No intervalo de três décadas, o vocábulo
"governabilidade" ganhou um sentido gangsterístico. Virou um outro
nome para corrupção. Serve de álibi para que políticos invadam os cofres
públicos. A anomalia marcou todos os governos desde a redemocratização. Ganhou
escala industrial sob Lula e Dilma. Imaginou-se que a Lava-Jato
encurralaria o pedaço mais arcaico da política. Em maio de 2016, quando tomou
posse, Michel Temer disse, em discurso: "A moral pública será
permanentemente buscada" no meu governo. Afirmou que a Lava-Jato,
"referência" no combate à corrupção, teria "proteção contra
qualquer tentativa de enfraquecê-la."
As palavras do vampiro do Jaburu viraram pó. Ou lama.
Candidato, Bolsonaro enrolou-se na bandeira da Lava-Jato. Eleito,
levou para sua equipe Sergio Moro, símbolo da força-tarefa de Curitiba.

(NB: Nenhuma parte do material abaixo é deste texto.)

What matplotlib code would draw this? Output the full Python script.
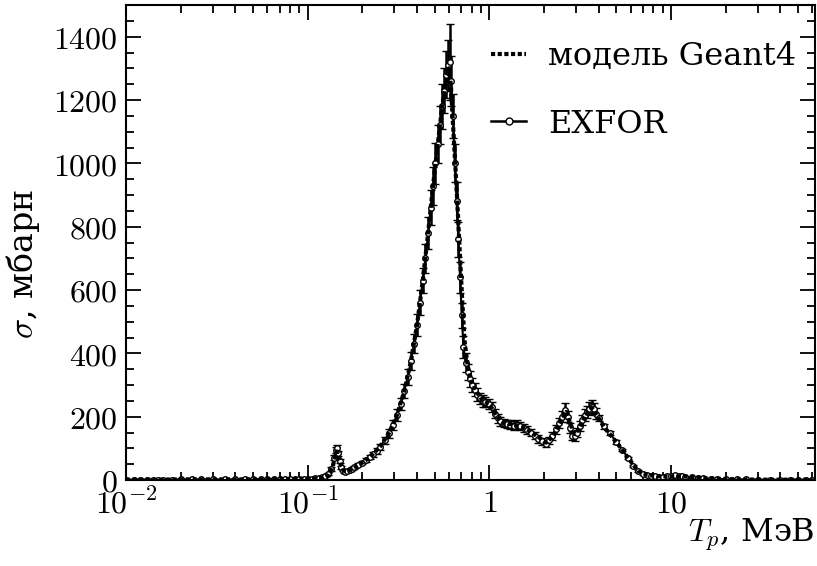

Hoje, Moro foi reduzido à condição de um ex-juiz cuja atuação nos
processos contra Lula foi sentenciada como "suspeita" pelo
mesmo Supremo que processa Bolsonaro depois de devolver o
ex-presidiário do PT ao jogo eleitoral de 2022, lavando-lhe a ficha
suja.
Seis anos de combate à corrupção fizeram do Brasil o local
ideal no mapa para o surgimento de um país eticamente renovado. Imoralidade não
falta. Ao sedimentar seu relacionamento com o centrão sem levar à vitrine nada
que se pareça com interesse público, Bolsonaro escancara sua
fragilidade. Desde que assumiu a Presidência, Bolsonaro declara guerra
ao mundo. Em sua penúltima incursão, guerreia contra a estabilidade da
democracia. Pela lógica, um governante que derrete deveria buscar aliados e
evitar brigas. Mas a única lógica que Bolsonaro conhece é a lógica do
confronto.
Essa obsessão pela guerra tem suas raízes nos 28 anos de exercício de mandato parlamentar. O problema é que, na Câmara, o custo do destempero e dos xingamentos de Bolsonaro limitava-se ao desperdício de verbas públicas com o pagamento do seu contracheque e com as rachadinhas proporcionadas pela estrutura administrativa do seu gabinete. Na Presidência da República, o custo é mais alto. O Centrão faz festa porque sabe que, nesse tipo de conjuntura, não perde por esperar. Ganha!